BAUCAU - The Black Hawk helicopter swoops low over the coast east of Dili, giving us the first look in weeks outside the devastated capital. The winding road hugging the coast is empty.
Before the killing, looting and burning rampages buses, motor bikes and trucks made the road between Dili and East Timor's second biggest town, Baucau, the busiest in the territory.
Now there are no children playing on the white sand beaches along the coast that in places looks like Australia's Great Ocean Road.
Nobody is bent-double in the fields as we used to see. No children are standing by the road waving at the United Nations cars which no longer come. There are not even any of the Indonesian military and militia roadblocks where travellers only weeks ago were searched, harassed and sometimes beaten.
But the biggest shock comes as Australian Army pilot Ivana Gorlin banks the helicopter so we can see Manatuto, a seaside village that once thrived despite 24 years of Indonesian military repression.
Terrible things appear to have happened here. Half of the houses have been razed to the ground. The buildings still standing have doors and windows thrown open and debris strewn in gardens and along the street. And there are few if any people. We cannot see any movement from the helicopter.
As we fly further east the territory Portugal ruled for more than 400 years before Indonesia's brutal invasion 24 years ago is barren and still.
The soldier sitting next to me manning the machine-gun yells above the roar of the helicopter that the road will be difficult to secure when the multinational troops in Dili start to fan out across the territory.
Its edges often drop sharply down cliffs and wind through narrow mountain passes perfect for snipers.
I am among a small group of foreign journalists travelling with the head of the troops, Peter Cosgrove, on his first trip to Baucau where about 120 Australian troops are dug in at the wind-swept airport a few kilometres outside the town.
A banner across the airport building beckons welcome in the Bahasa Indonesia language.
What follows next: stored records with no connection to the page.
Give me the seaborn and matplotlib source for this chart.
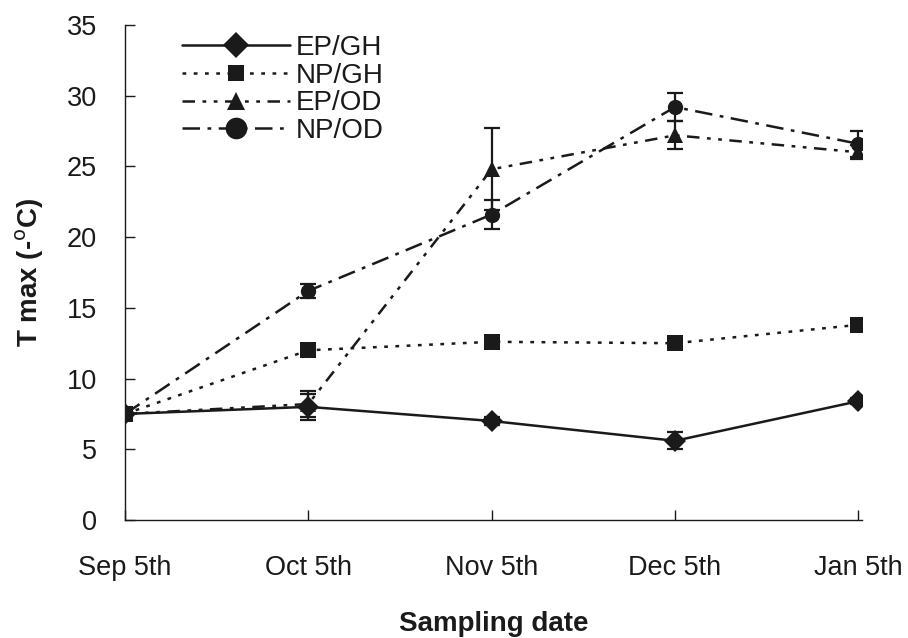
import numpy as np
import pandas as pd
import matplotlib
matplotlib.use("Agg")
import matplotlib.pyplot as plt
import seaborn as sns

dates = ["Sep 5th", "Oct 5th", "Nov 5th", "Dec 5th", "Jan 5th"]
series = ["EP/GH", "NP/GH", "EP/OD", "NP/OD"]
ep_gh = [7.5, 8.0, 7.0, 5.6, 8.4]
ep_gh_err = [0.2, 0.9, 0.3, 0.6, 0.2]
np_gh = [7.5, 12.0, 12.6, 12.5, 13.8]
np_gh_err = [0.2, 0.3, 0.2, 0.3, 0.2]
ep_od = [7.5, 8.2, 24.8, 27.2, 26.0]
ep_od_err = [0.2, 0.9, 2.9, 1.0, 0.5]
np_od = [7.5, 16.2, 21.6, 29.2, 26.6]
np_od_err = [0.2, 0.5, 1.0, 1.0, 0.9]
yticks = [0, 5, 10, 15, 20, 25, 30, 35]

sns.set_theme(style="ticks")
plt.rcParams["font.family"] = ["Liberation Sans", "DejaVu Sans"]

vals = {"EP/GH": (ep_gh, ep_gh_err), "NP/GH": (np_gh, np_gh_err),
        "EP/OD": (ep_od, ep_od_err), "NP/OD": (np_od, np_od_err)}
rows = []
for s in series:
    v, e = vals[s]
    for i, d in enumerate(dates):
        rows.append({"x": i, "date": d, "series": s, "value": v[i], "err": e[i]})
df = pd.DataFrame(rows)

fig = plt.figure(figsize=(9.08, 6.38), dpi=100)
ax = fig.add_axes([125/908, 1-520/638, (862-125)/908, (520-25)/638])

markers = {"EP/GH": "D", "NP/GH": "s", "EP/OD": "^", "NP/OD": "o"}
dashes = {"EP/GH": "", "NP/GH": (1.5, 3.0), "EP/OD": (5, 3, 1.5, 3, 1.5, 3), "NP/OD": (7, 3, 1.5, 3)}
msize = {"EP/GH": 10, "NP/GH": 9, "EP/OD": 10, "NP/OD": 12}

for s in series:
    sub = df[df.series == s]
    ax.errorbar(sub["x"], sub["value"], yerr=sub["err"], fmt="none",
                ecolor="#1a1a1a", elinewidth=1.6, capsize=6, capthick=1.6, zorder=2)

sns.lineplot(data=df, x="x", y="value", hue="series", style="series",
             palette={s: "#1a1a1a" for s in series}, markers=markers, dashes=dashes,
             linewidth=1.8, markersize=11, markeredgewidth=0, ax=ax, zorder=3,
             hue_order=series, style_order=series)

for line in ax.lines:
    lab = line.get_label()
    if lab in msize:
        line.set_markersize(msize[lab])

ax.set_xlim(0, 4.02)
ax.set_ylim(0, 35)
ax.set_xticks(range(len(dates)))
ax.set_xticklabels(dates)
ax.set_yticks(yticks)
ax.tick_params(axis="both", direction="in", length=7, width=1, colors="#1a1a1a",
               labelsize=19.5, labelcolor="#1a1a1a")
ax.tick_params(axis="y", pad=20)
ax.tick_params(axis="x", pad=25)
for sp in ["top", "right"]:
    ax.spines[sp].set_visible(False)
for sp in ["left", "bottom"]:
    ax.spines[sp].set_linewidth(1.0)
    ax.spines[sp].set_color("#1a1a1a")

ax.set_xlabel("Sampling date", fontsize=20, fontweight="bold", labelpad=22, color="#1a1a1a")
ax.set_ylabel(r"T max (-$^{\mathrm{o}}$C)", fontsize=20, fontweight="bold", labelpad=15, color="#1a1a1a")

leg = ax.legend(loc="upper left", bbox_to_anchor=(0.043, 1.03), frameon=False, fontsize=20,
                handlelength=3.9, handletextpad=0.2, labelspacing=0.06, title=None,
                markerscale=1.3)
for t in leg.get_texts():
    t.set_color("#1a1a1a")

fig.savefig("out.png", dpi=100)
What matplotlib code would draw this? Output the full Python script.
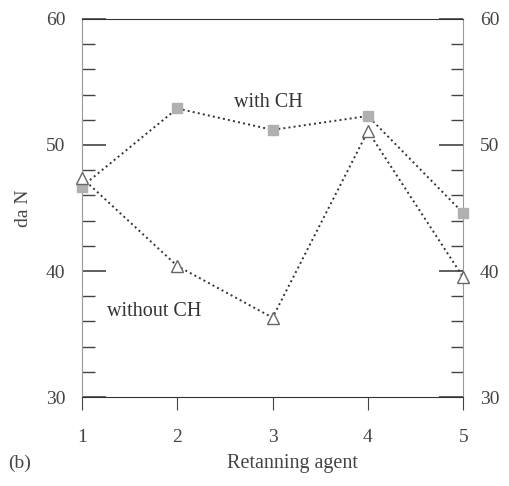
import numpy as np
import matplotlib.pyplot as plt
from matplotlib.ticker import MultipleLocator

agent = [1, 2, 3, 4, 5]
with_ch = [46.7, 52.9, 51.2, 52.3, 44.6]
without_ch = [47.4, 40.4, 36.3, 51.1, 39.5]

plt.rcParams['font.family'] = 'Liberation Serif'

fig = plt.figure(figsize=(5.09, 4.86), dpi=100)
ax = fig.add_axes([0.161, 0.183, 0.749, 0.778])

ax.plot(agent, with_ch, ls=':', color='#333333', lw=1.4,
        marker='s', ms=7, mfc='#b0b0b0', mec='#b0b0b0', clip_on=False, zorder=3)
ax.plot(agent, without_ch, ls=':', color='#333333', lw=1.4,
        marker='^', ms=8, mfc='white', mec='#666666', clip_on=False, zorder=3)

ax.set_xlim(1, 5)
ax.set_ylim(30, 60)
ax.set_xticks(agent)
ax.yaxis.set_major_locator(MultipleLocator(10))
ax.yaxis.set_minor_locator(MultipleLocator(2))

ax.tick_params(axis='y', which='both', direction='in', right=True, labelright=True,
               labelsize=14, colors='#444444', pad=12)
ax.tick_params(axis='y', which='major', length=17, width=1.2)
ax.tick_params(axis='y', which='minor', length=9, width=1)
ax.tick_params(axis='x', direction='out', length=9, labelsize=14, colors='#444444', pad=14)

for s in ['left', 'right']:
    ax.spines[s].set_color('#999999')
for s in ['top', 'bottom']:
    ax.spines[s].set_color('#333333')

ax.text(2.6, 53.0, 'with CH', fontsize=14.5, color='#333333')
ax.text(1.26, 36.4, 'without CH', fontsize=14.5, color='#333333')

ax.set_ylabel('da N', fontsize=14, color='#444444', labelpad=10)
fig.text(0.575, 0.038, 'Retanning agent', fontsize=14.5, color='#444444', ha='center')
fig.text(0.016, 0.038, '(b)', fontsize=14, color='#444444')

fig.savefig('out.png', dpi=100)
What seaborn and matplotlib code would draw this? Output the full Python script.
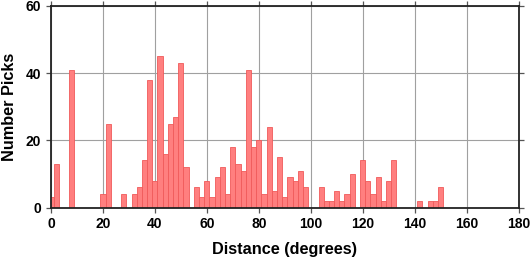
import numpy as np
import pandas as pd
import matplotlib
matplotlib.use("Agg")
import matplotlib.pyplot as plt
import seaborn as sns

# Bin centres (degrees, 2-degree bins) and pick counts
distance = [0, 2, 8, 20, 22, 28, 32, 34, 36, 38, 40, 42, 44, 46, 48, 50, 52,
            56, 58, 60, 62, 64, 66, 68, 70, 72, 74, 76, 78, 80, 82, 84, 86, 88,
            90, 92, 94, 96, 98, 104, 106, 108, 110, 112, 114, 116, 120, 122,
            124, 126, 128, 130, 132, 142, 146, 148, 150]
picks = [3, 13, 41, 4, 25, 4, 4, 6, 14, 38, 8, 45, 16, 25, 27, 43, 12,
         6, 3, 8, 3, 9, 12, 4, 18, 13, 11, 41, 18, 20, 4, 24, 5, 15,
         3, 9, 8, 11, 6, 6, 2, 2, 5, 2, 4, 10, 14, 8,
         4, 9, 2, 8, 14, 2, 2, 2, 6]
x_ticks = [0, 20, 40, 60, 80, 100, 120, 140, 160, 180]
y_ticks = [0, 20, 40, 60]

df = pd.DataFrame({"distance": distance, "picks": picks})

sns.set_style("white")
plt.rcParams["font.family"] = ["Liberation Sans", "DejaVu Sans"]
plt.rcParams["font.weight"] = "bold"
plt.rcParams["text.color"] = "black"
plt.rcParams["axes.labelcolor"] = "black"
plt.rcParams["xtick.labelcolor"] = "black"
plt.rcParams["ytick.labelcolor"] = "black"

fig = plt.figure(figsize=(5.30, 2.58), dpi=100)
ax = fig.add_axes([51 / 530, 1 - 207.5 / 258, 467.5 / 530, 201.5 / 258])

sns.histplot(data=df, x="distance", weights="picks", binwidth=2, binrange=(-1, 151),
             color="#ff7f7f", edgecolor="#f05a5a", linewidth=0.6, alpha=1,
             ax=ax, zorder=2)

ax.set_xlim(0, 180)
ax.set_ylim(0, 60)
ax.set_xticks(x_ticks)
ax.set_yticks(y_ticks)
ax.grid(True, color="#a0a0a0", linewidth=0.8)
ax.set_axisbelow(True)
for s in ax.spines.values():
    s.set_linewidth(1.3)
    s.set_color("#222222")
    s.set_visible(True)
ax.tick_params(axis="both", which="major", direction="out", length=3.6, width=0.9,
               color="#555555", labelsize=10, pad=3.5,
               top=True, right=True, bottom=True, left=True)
for lab in ax.get_xticklabels() + ax.get_yticklabels():
    lab.set_fontweight("bold")
ax.set_xlabel("Distance (degrees)", fontsize=11.7, fontweight="bold")
ax.set_ylabel("Number Picks", fontsize=11.7, fontweight="bold")
ax.xaxis.set_label_coords(0.5, (207.5 - 242.0) / 201.5)
ax.yaxis.set_label_coords((16.7 - 51) / 467.5, 0.5)

fig.savefig("out.png", dpi=100)
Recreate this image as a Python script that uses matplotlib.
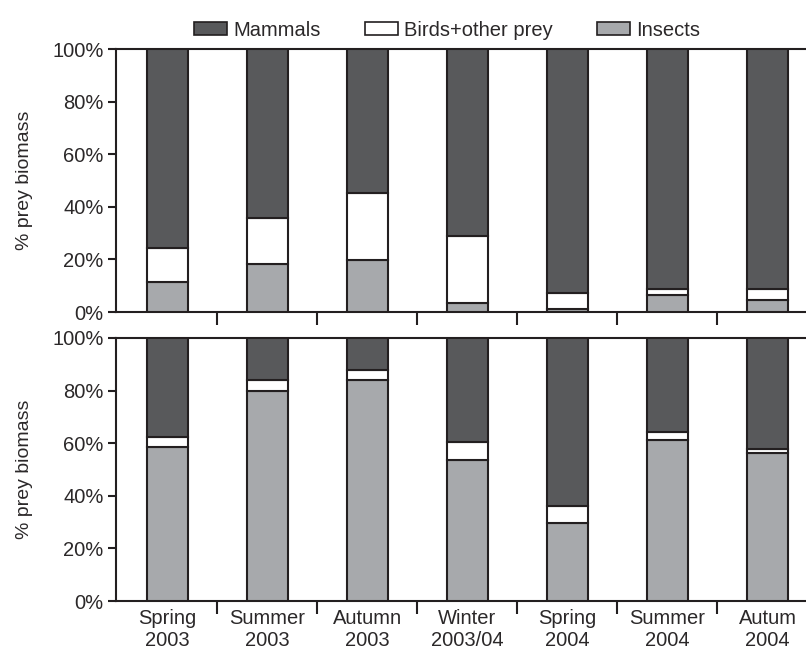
import matplotlib
matplotlib.use("Agg")
import matplotlib.pyplot as plt
import numpy as np
from matplotlib.patches import Patch
from matplotlib.ticker import FixedLocator

plt.rcParams["font.family"] = ["Liberation Sans Narrow", "Liberation Sans", "DejaVu Sans"]

seasons = ["Spring\n2003", "Summer\n2003", "Autumn\n2003", "Winter\n2003/04",
           "Spring\n2004", "Summer\n2004", "Autum\n2004"]

# % prey biomass per season, upper panel
top_insects = [11.3, 18.1, 19.9, 3.4, 1.3, 6.4, 4.7]
top_birds = [13.1, 17.7, 25.5, 25.5, 6.0, 2.5, 4.2]

# lower panel
bot_insects = [58.6, 79.8, 84.1, 53.5, 29.8, 61.4, 56.3]
bot_birds = [3.7, 4.2, 3.6, 7.0, 6.3, 2.7, 1.6]

labels = ["Mammals", "Birds+other prey", "Insects"]
colors = {"Mammals": "#58595b", "Birds+other prey": "#ffffff", "Insects": "#a7a9ac"}
EDGE = "#231f20"
TEXT = "#2b2829"


def draw_panel(ax, insects, birds, show_labels):
    x = np.arange(len(seasons))
    insects = np.array(insects)
    birds = np.array(birds)
    mammals = 100 - insects - birds
    kw = dict(width=0.41, edgecolor=EDGE, linewidth=1.5, zorder=3)
    ax.bar(x, insects, color=colors["Insects"], **kw)
    ax.bar(x, birds, bottom=insects, color=colors["Birds+other prey"], **kw)
    ax.bar(x, mammals, bottom=insects + birds, color=colors["Mammals"], **kw)

    ax.set_xlim(-0.515, 6.385)
    ax.set_ylim(0, 100)
    ax.set_yticks([0, 20, 40, 60, 80, 100])
    ax.set_yticklabels([f"{v}%" for v in range(0, 101, 20)])
    ax.set_ylabel("% prey biomass", fontsize=14, color=TEXT, labelpad=14)

    ax.set_xticks(x)
    ax.xaxis.set_minor_locator(FixedLocator(np.arange(0.5, 6, 1.0)))
    ax.tick_params(axis="x", which="major", length=0, pad=6, labelsize=14.5)
    ax.tick_params(axis="x", which="minor", length=9, width=1.5, color=EDGE, direction="out")
    ax.tick_params(axis="y", length=6, width=1.5, color=EDGE, direction="out", labelsize=14.5,
                   labelcolor=TEXT, pad=3)
    if show_labels:
        ax.set_xticklabels(seasons, linespacing=1.2, color=TEXT)
    else:
        ax.set_xticklabels([])

    ax.spines["right"].set_visible(False)
    for side in ("left", "top", "bottom"):
        ax.spines[side].set_color(EDGE)
        ax.spines[side].set_linewidth(1.5)


fig = plt.figure(figsize=(8.06, 6.51), dpi=100)
ax_top = fig.add_axes([0.1439, 0.5207, 0.8561, 0.404])
ax_bot = fig.add_axes([0.1439, 0.0768, 0.8561, 0.404])

draw_panel(ax_top, top_insects, top_birds, show_labels=False)
draw_panel(ax_bot, bot_insects, bot_birds, show_labels=True)

handles = [Patch(facecolor=colors[l], edgecolor=EDGE, linewidth=1.2) for l in labels]
ax_top.legend(handles, labels, loc="lower center", bbox_to_anchor=(0.48, 0.99),
              ncol=3, frameon=False, fontsize=14.5, handlelength=1.65, handleheight=0.65,
              handletextpad=0.3, columnspacing=2.2, borderaxespad=0.2, labelcolor=TEXT)

fig.savefig("out.png", dpi=100)
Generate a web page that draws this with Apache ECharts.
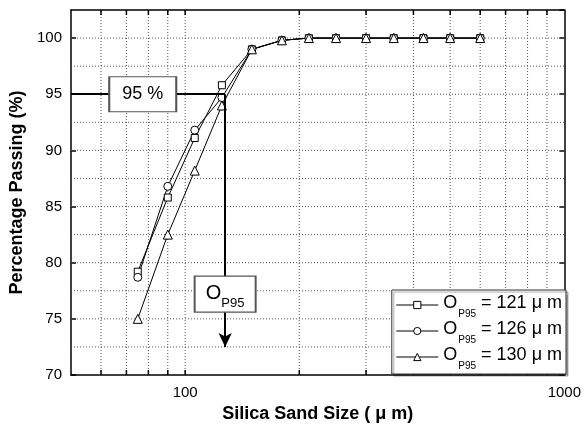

But dozens of Indonesian soldiers lounging around the building look surly towards the Australian Army Major-General with a pistol on his hip who is followed by six bodyguards, their fingers always on their Steyr rifles. None of the Indonesians salute the man who will soon take over responsibility for security in East Timor after a humiliating withdrawal by about 20,000 Indonesian troops and soldiers.
General Cosgrove strides past dozens of UN vehicles that have been looted of engines, radios, tyres and anything else of value. Why didn't they just drive them away like the militia did in Dili?
As the General waits to call on the local Indonesian military commander he admits that four days after the first of his troops landed in East Timor, "it's plain there are serious problems still."
As we had flown out of Dili black smoke billowed from fires on the town's outskirts and three truckloads of Indonesian soldiers were driving around shooting into the air, prompting a big security scare.
General Cosgrove cannot say when all the Indonesian troops and soldiers will have gone. "An exact timetable for all of them to come out I would say is not yet on the table," he says.
After meeting the Indonesian commander, General Cosgrove says he is "more confident his heart is in the right place." He then makes a quick tour of his own soldiers dug in around the airport perimeter, coming across Tim Brand of Dimboola in Victoria. The commander and Private exchange pleasantries about the weather before General Cosgrove promises that soon many more Australian soldiers will be in Baucau to keep him company. "And I hope you will stay in good shape until then."
Before boarding the helicopter back to Dili General Cosgrove makes a short speech before other soldiers.
"We are just going to keep working through this issue of cooperation [with the Indonesian soldiers] until we can remove all the friction," he says.